A Special Topics course in Media Studies at the Department of Art, Culture and Media at the University of Toronto Scarborough.

This course examines the role of art and cultural production in media critique, with a focus on creative interventions into the storied space of ‘big data.’ In today’s digital landscape, Big Data and Artificial Intelligence (AI) are often framed as technical processes, with attention paid to “how AI works” and “how it’s used” and how it can “be improved”. This course challenges the simplicity of these AI narratives using interdisciplinary forms of cultural production that focus on AI’s social, political, and material processes and impacts. This class will focus on feminist, anti-racist, and anti-colonial interventions into these digital environments. Each class brings together contemporary media theory with critical artistic and cultural practices, to engage questions of data ethics, social justice, and climate change. Students will examine the cultural, technological, social, political, and ethical dynamics of today’s digital environments, and reflect on their own experiences with AI in their daily life. Students will have the opportunity to apply the critical and analytical skills developed in this class to produce their own creative interventions.

 

Culture and Technology

Master’s Level Information Studies Course at the Faculty of Information, University of Toronto.
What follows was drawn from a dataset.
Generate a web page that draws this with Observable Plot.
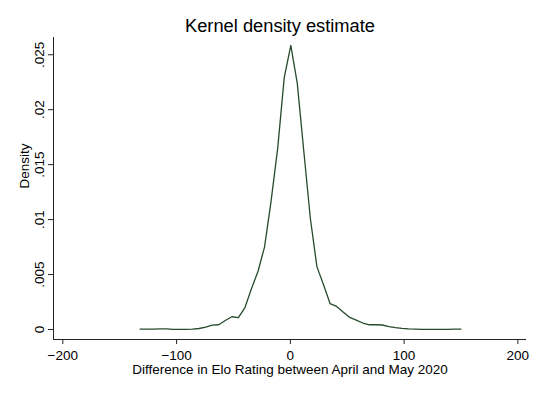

An examination of how society, culture, and understanding of the human condition influence and are influenced by technological development. This course encourages students to think critically about the intersections of technology and culture in order to consider the contexts and contingencies of technological “innovations” and the politics of techno-benevolence. With this foundation, students will be able to detangle the discourses and applications of technology driven “solutions” as well as imagine possible alternative approaches. To this end, students will produce knowledge mobilization outputs to communicate complex C&T concepts and research beyond the classroom.